The conservatives lost. But losing cases like this one is part of the way they do business. With a (usually) friendly Supreme Court, in recent years they’ve employed a strategy of maximal legal audacity, one that has yielded tremendous benefits to their cause.

This case was a relatively low-profile part of a comprehensive conservative assault on voting rights — or perhaps it’s more accurate to call it an assault on the ease with which people who are more likely to vote Democratic can obtain representation at the ballot box. The question was about how state legislative districts are drawn, and the principle of “one person, one vote.” We’ve long had a legal consensus that all districts in a state have to be approximately the same size, to give everyone equal representation; a state legislature can’t draw one district to include a million people and another district to include only a thousand (although you might point out that we do have a legislative body that violates this principle; it’s called the United States Senate, where Wyoming gets one senator for every 300,000 residents and California gets one senator for every 20 million residents).

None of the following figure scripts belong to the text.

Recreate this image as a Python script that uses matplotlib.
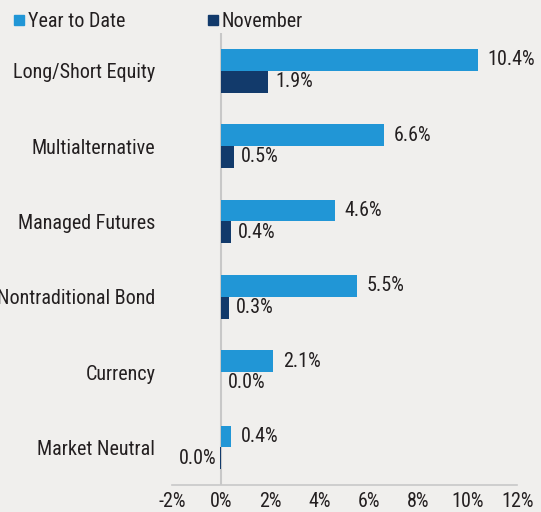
import matplotlib
matplotlib.use("Agg")
import matplotlib.pyplot as plt
from matplotlib.lines import Line2D
import numpy as np

categories = ["Long/Short Equity", "Multialternative", "Managed Futures",
              "Nontraditional Bond", "Currency", "Market Neutral"]
ytd = [10.4, 6.6, 4.6, 5.5, 2.1, 0.4]
november = [1.9, 0.5, 0.4, 0.3, 0.0, -0.04]
series_names = ["Year to Date", "November"]
xticks = [-2, 0, 2, 4, 6, 8, 10, 12]

C_YTD = "#2196d6"
C_NOV = "#123a6b"
BG = "#f0efed"
TXT = "#231f20"
FONT = ["Roboto Condensed", "DejaVu Sans"]
FS = 14.5

plt.rcParams["font.family"] = FONT

fig = plt.figure(figsize=(5.41, 5.12), dpi=100, facecolor=BG)
ax = fig.add_axes([0.318, 0.0527, 0.638, 0.8828], facecolor=BG)

y = np.arange(len(categories))
h = 0.29
ax.barh(y - h / 2, ytd, height=h, color=C_YTD, label=series_names[0])
ax.barh(y + h / 2, november, height=h, color=C_NOV, label=series_names[1])

def fmt(v):
    s = f"{v:.1f}%"
    return s.replace("-0.0%", "0.0%")

for yi, v in zip(y, ytd):
    ax.annotate(fmt(v), (max(v, 0), yi - h / 2), xytext=(7.2, 0),
                textcoords="offset points", va="center", ha="left",
                fontsize=FS, color=TXT)
for yi, v in zip(y, november):
    if v >= 0:
        ax.annotate(fmt(v), (v, yi + h / 2), xytext=(5, 0),
                    textcoords="offset points", va="center", ha="left",
                    fontsize=FS, color=TXT)
    else:
        ax.annotate(fmt(v), (v, yi + h / 2), xytext=(-3, 0),
                    textcoords="offset points", va="center", ha="right",
                    fontsize=FS, color=TXT)

ax.set_xlim(-2, 12)
ax.set_ylim(len(categories) - 0.5, -0.5)
ax.set_xticks(xticks)
ax.set_xticklabels([f"{t}%" for t in xticks], fontsize=FS, color=TXT)
ax.set_yticks(y)
ax.set_yticklabels(categories, fontsize=FS, color=TXT)
ax.tick_params(axis="x", length=0, pad=5)
ax.tick_params(axis="y", length=0, pad=12)
for s in ["top", "right", "left"]:
    ax.spines[s].set_visible(False)
ax.spines["bottom"].set_color("#c8c8c8")
ax.spines["bottom"].set_linewidth(1.2)
ax.axvline(0, color="#c8c8c8", lw=1.5, zorder=0)

handles = [Line2D([], [], marker="s", ls="none", color=C_YTD, markersize=6.5),
           Line2D([], [], marker="s", ls="none", color=C_NOV, markersize=6.5)]
fig.legend(handles, series_names, loc="upper left", bbox_to_anchor=(-0.008, 1.012),
           ncol=2, frameon=False, fontsize=FS, handlelength=0.55,
           handletextpad=0.15, columnspacing=4.1, labelcolor=TXT)

fig.savefig("out.png", dpi=100, facecolor=BG)
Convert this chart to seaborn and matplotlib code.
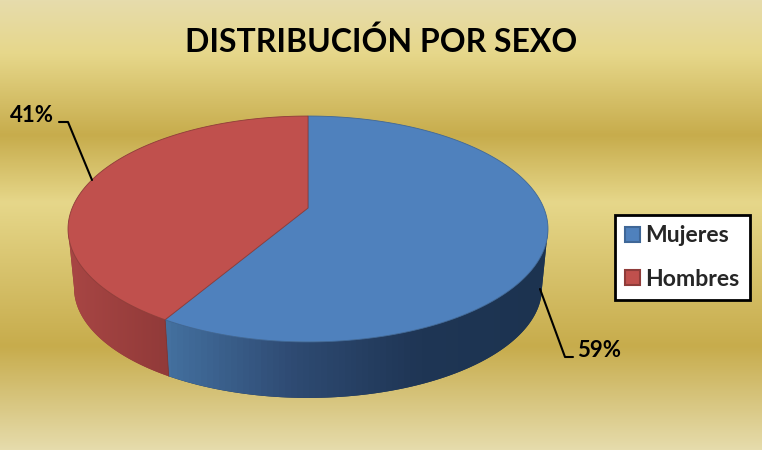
import numpy as np
import matplotlib.pyplot as plt
from matplotlib.patches import Patch
import seaborn as sns

# Chart values
title = "DISTRIBUCIÓN POR SEXO"
categories = ["Mujeres", "Hombres"]
shares = [58.5, 41.5]
share_labels = ["59%", "41%"]

sns.set_theme(style="white")
plt.rcParams['font.family'] = ['Lato', 'DejaVu Sans']

top_colors = ["#4F81BD", "#C0504D"]
edge_colors = ["#3F6797", "#8F3C3A"]
wall_blue = sns.blend_palette(["#44709F", "#2E4A72", "#1F3655", "#1C3350"], 64)
wall_red = sns.blend_palette(["#A84644", "#913A39"], 64)
gold = [(0, "#E6DCAC"), (.12, "#E6D78A"), (.30, "#C7AC4C"),
        (.45, "#E6D78A"), (.77, "#C7AC4C"), (1, "#E6DCAC")]

fig = plt.figure(figsize=(7.62, 4.5), dpi=100)
ax = fig.add_axes([0, 0, 1, 1])


def rim(deg, lower=False):
    # pie seen in perspective: angle clockwise from the back of the disc
    t = np.radians(deg)
    u, v = np.sin(t), np.cos(t)
    d = 1 + 0.1858 * v
    x = 308 + 235.8 * u / d
    y = (208 - 70.4 * v) / d
    if lower:
        x = 308 + 0.975 * (x - 308)
        y = 229 + 0.975 * (y - 229) + 58.8
    return x, y


def wall(deg0, deg1, colors):
    t = np.linspace(deg0, deg1, 200)
    x0, y0 = rim(t)
    x1, y1 = rim(t[::-1], lower=True)
    xs, ys = np.r_[x0, x1], np.r_[y0, y1]
    poly = ax.fill(xs, ys, color=colors[-1], lw=0, zorder=2)[0]
    grad = np.array(colors)[None, :, :]
    im = ax.imshow(grad, extent=[xs.min(), xs.max(), ys.max(), ys.min()],
                   aspect="auto", zorder=3)
    im.set_clip_path(poly)


# background bands
stops = np.linspace(0, 1, 450)
rgb = np.array([plt.matplotlib.colors.to_rgb(c) for _, c in gold])
bg = np.stack([np.interp(stops, [p for p, _ in gold], rgb[:, i]) for i in range(3)], axis=1)
ax.imshow(bg[:, None, :], extent=[0, 762, 450, 0], aspect="auto", zorder=0)

# side walls, only the part facing the viewer
split = 360 * shares[0] / sum(shares)
wall(100.7, split, wall_blue)
wall(split, 259.3, wall_red)
x0, y0 = rim(split)
x1, y1 = rim(split, lower=True)
ax.plot([x0, x1], [y0, y1], color="#7F3533", lw=0.6, zorder=4)

# top faces
start = 0
for share, top, edge in zip(shares, top_colors, edge_colors):
    end = start + 360 * share / sum(shares)
    x, y = rim(np.linspace(start, end, 300))
    ax.fill(np.r_[308, x], np.r_[208, y], facecolor=top, edgecolor=edge, lw=0.6, zorder=5)
    start = end

# leader lines and labels
ax.plot([573, 565, 540], [357, 357, 289], color="black", lw=1.5, zorder=6)
ax.plot([59, 68, 92], [122, 122, 180], color="black", lw=1.5, zorder=6)
ax.text(577, 357, share_labels[0], fontsize=16, fontweight="bold", color="black",
        ha="left", va="baseline", zorder=7)
ax.text(54, 122, share_labels[1], fontsize=16, fontweight="bold", color="black",
        ha="right", va="baseline", zorder=7)

ax.text(381, 52, title, fontsize=23, fontweight="bold", color="black",
        ha="center", va="baseline", zorder=7)

handles = [Patch(facecolor=t, edgecolor=e, lw=1.5) for t, e in zip(top_colors, edge_colors)]
leg = ax.legend(handles, categories, loc="center", bbox_to_anchor=(682.5, 257.5),
                bbox_transform=ax.transData, frameon=True, fancybox=False, framealpha=1,
                facecolor="white", edgecolor="black", prop={"size": 16.6, "weight": "bold"},
                handlelength=0.62, handleheight=0.62, handletextpad=0.25,
                labelspacing=0.98, borderpad=0.43, borderaxespad=0)
leg.get_frame().set_linewidth(2)
leg.set_zorder(8)

ax.set_xlim(0, 762)
ax.set_ylim(450, 0)
ax.axis("off")
fig.savefig("out.png", dpi=100)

The plaintiffs in Evenwell argued that instead of using population to draw district lines, states should use the number of eligible voters. Apart from the fact that we know population numbers fairly precisely because of the census, and we have no such precision regarding eligible voters, that would exclude huge swaths of the public. You might immediately think of undocumented immigrants, but counting only eligible voters would also mean excluding people with green cards on their way to citizenship, children, and those who have had their voting rights taken away because of a criminal conviction. In practice, drawing districts this way would almost inevitably mean taking power away from urban areas more likely to vote Democratic and sending power to rural areas more likely to vote Republican. Which was of course the whole point.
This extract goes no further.